Like you said, these family members are stressed out from seeing their loved ones suffering and want to exert control within situations in which they have little control. Knowing this, however, doesn't necessarily make it any easier on the staff trying to care for their loved ones. Having a family member screaming in your face (especially one who thinks they know everything and wants you to do things exactly the way they would do those things) isn't helping anyone. There is a line between being an advocate and being so pushy that staff are irritated or nervous (and thus more prone to making the errors the family member was trying to prevent from happening in the first place). Sigh.

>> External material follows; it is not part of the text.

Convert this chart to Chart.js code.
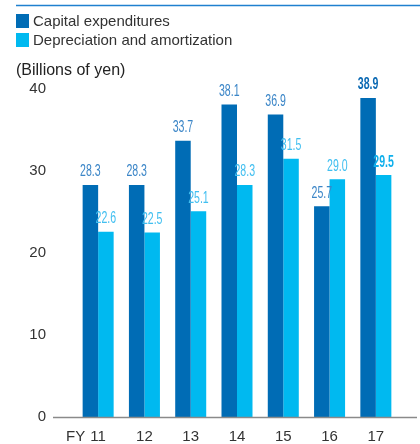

Sometimes I wonder if medical professionals are more prone to this type of behaviour because of our role as patient advocates. We also have medical knowledge and have seen things (or been a part of things) that have harmed patients. Add heightened emotions to this mix, and it's easy to see why these family members can veer towards being becoming "difficult."

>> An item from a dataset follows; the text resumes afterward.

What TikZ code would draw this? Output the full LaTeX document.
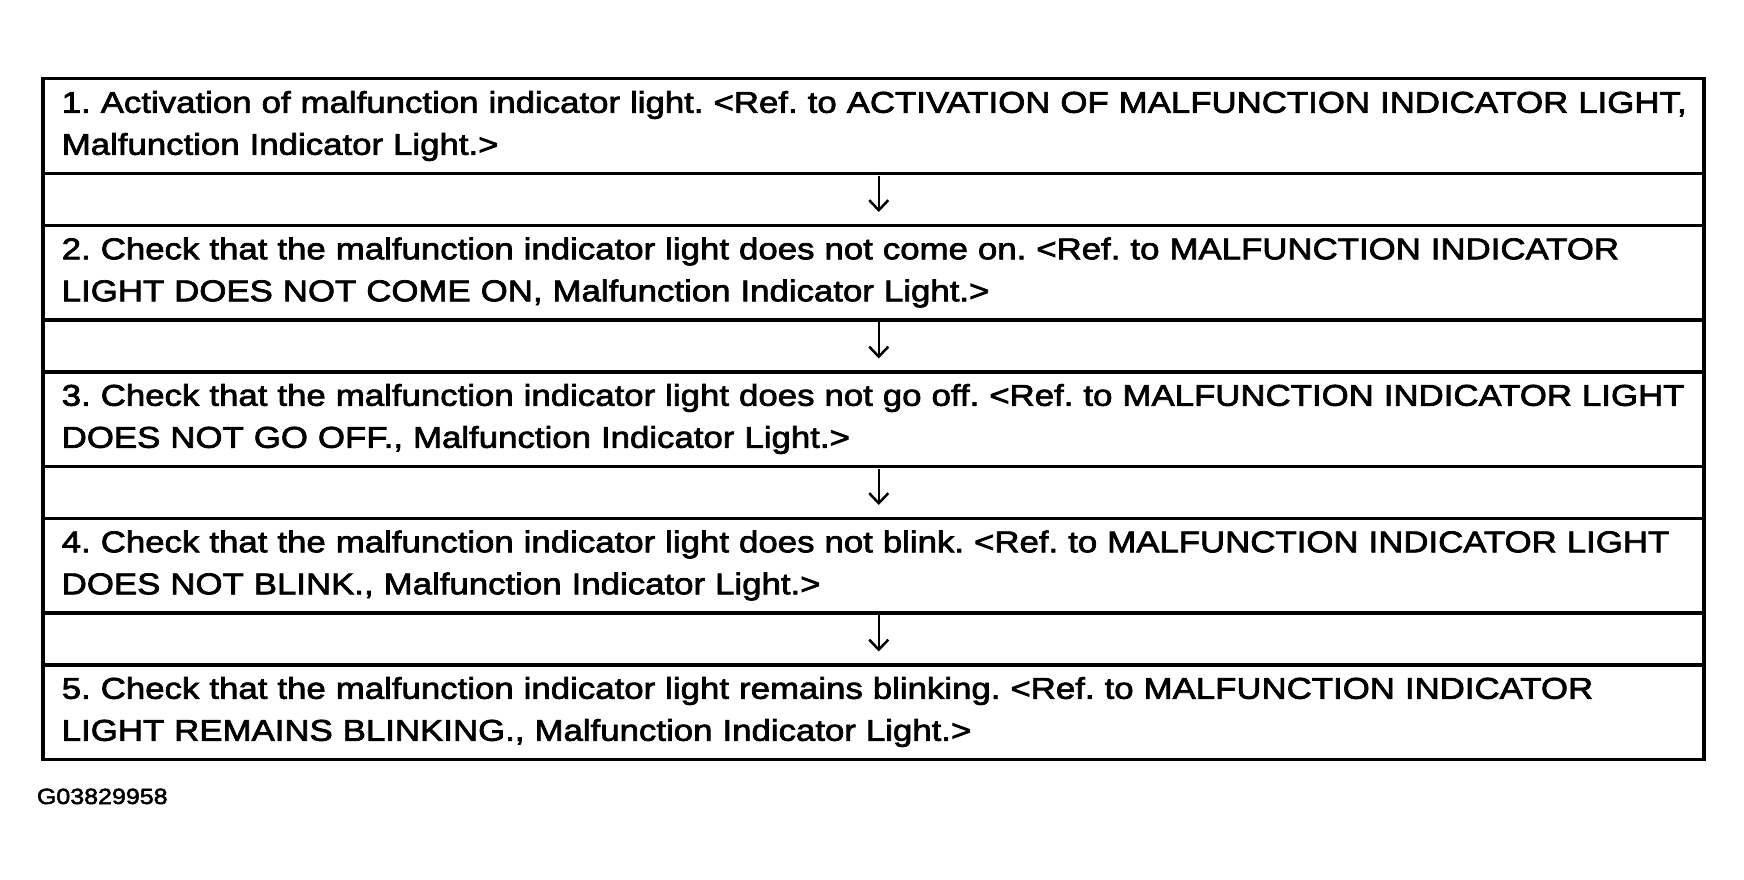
\documentclass[tikz,border=0pt]{standalone}
\usepackage{fontspec}
\setmainfont{Liberation Sans}[FakeStretch=1.16, FakeBold=2.4]
\usetikzlibrary{arrows.meta}
\tikzset{
  stepbox/.style={draw, line width=3.5pt, anchor=north west, minimum width=1661pt,
    minimum height=94.5pt, inner xsep=19pt, inner ysep=0pt, text width=1623pt,
    align=left, font=\fontsize{30}{42}\selectfont},
  gapbox/.style={draw, line width=3.5pt, anchor=north west, minimum width=1661pt,
    minimum height=52pt, inner sep=0pt},
  arr/.style={line width=2.5pt, -{Straight Barb[length=10pt,width=19pt,line width=2.5pt]}},
  idlabel/.style={anchor=base west, inner sep=0pt, font=\fontsize{22}{26}\selectfont}
}
\frenchspacing
\begin{document}
\begin{tikzpicture}[x=1pt,y=-1pt]
\useasboundingbox (0,0) rectangle (1744,880);
\fill[white] (0,0) rectangle (1744,880);
\node[stepbox] (s1) at (41,77) {\mbox{1. Activation of malfunction indicator light. <Ref. to ACTIVATION OF MALFUNCTION INDICATOR LIGHT,}\\\mbox{Malfunction Indicator Light.>}};
\node[gapbox] (g1) at (41,171.5) {};
\node[stepbox] (s2) at (41,223.5) {\mbox{2. Check that the malfunction indicator light does not come on. <Ref. to MALFUNCTION INDICATOR}\\\mbox{LIGHT DOES NOT COME ON, Malfunction Indicator Light.>}};
\node[gapbox] (g2) at (41,318) {};
\node[stepbox] (s3) at (41,370) {\mbox{3. Check that the malfunction indicator light does not go off. <Ref. to MALFUNCTION INDICATOR LIGHT}\\\mbox{DOES NOT GO OFF., Malfunction Indicator Light.>}};
\node[gapbox] (g3) at (41,464.5) {};
\node[stepbox] (s4) at (41,516.5) {\mbox{4. Check that the malfunction indicator light does not blink. <Ref. to MALFUNCTION INDICATOR LIGHT}\\\mbox{DOES NOT BLINK., Malfunction Indicator Light.>}};
\node[gapbox] (g4) at (41,611) {};
\node[stepbox] (s5) at (41,663) {\mbox{5. Check that the malfunction indicator light remains blinking. <Ref. to MALFUNCTION INDICATOR}\\\mbox{LIGHT REMAINS BLINKING., Malfunction Indicator Light.>}};
\foreach \g in {g1,g2,g3,g4}{
  \draw[arr] ([xshift=5.5pt,yshift=-4pt]\g.north) -- ([xshift=5.5pt,yshift=15pt]\g.south);
}
\node[idlabel] (id) at (36.7,804) {\scalebox{0.98}[1]{G03829958}};
\end{tikzpicture}
\end{document}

In my experience, if the patient has a challenging family member, it is important to convey this to the charge nurse. The charge nurse can help by rotating assignments and offering support to the staff and the family member.

On a side note, I love when the patient aggressively proclaims that they are a doctor (telling anyone who will listen) and when you ask them what they specialize in, it turns out they have their PhD in a totally unrelated field (i.e. art history). Okay! Thanks for sharing with me that you are smart. But, I will still have to try and explain to you about this medication I am about to give you.

Specializes in Psych, Corrections, Med-Surg, Ambulatory.

Maybe the poor woman was a better instructor when the patients weren't her own loved ones. Maybe she was just in pure melt-down mode and had no idea how she was coming across. I used to find it helpful (if I had time) to take these obnoxious family members aside and ask them how they were doing with all this. Sometimes it settled them right down to feel a bit cared about themselves and they became easier for everyone to deal with. Sometimes they were just PIA at baseline and nothing was going to change.

OP, it sounds like you're learning a lot and making the most of every situation. Kudos to you and wishing you a long, satisfying career.

Specializes in New Grad 2020.

Good job keeping it together and not going off on her I do not know if I could. "Here is his member YOU do it!" Lol back to the unemployment line for me

Specializes in Cardicac Neuro Telemetry.

No, just no. I know that family members have a rough time coping with their loved ones and their illness. I've been there. But guess what? When my loved ones were hospitalized, I remained respectful of the staff and I didn't menace the nurses each time they walked in the room. It is possible to behave like an adult and treat people with common decency in the midst of a crisis.

But this woman's behavior was inexcusable? Disruptive at best and dangerous at worst. OP, you are better than I am. You DO NOT HAVE TO tolerate that kind of treatment. I don't care how upset this woman was/is. Your preceptor should have had you stop the procedure and then go get the charge nurse to have a gentle yet firm conversation with this woman. I feel like continuing this procedure under these conditions would open up a huge can of worms.

OP, you are not a doormat. It is possible to be respectfully assertive.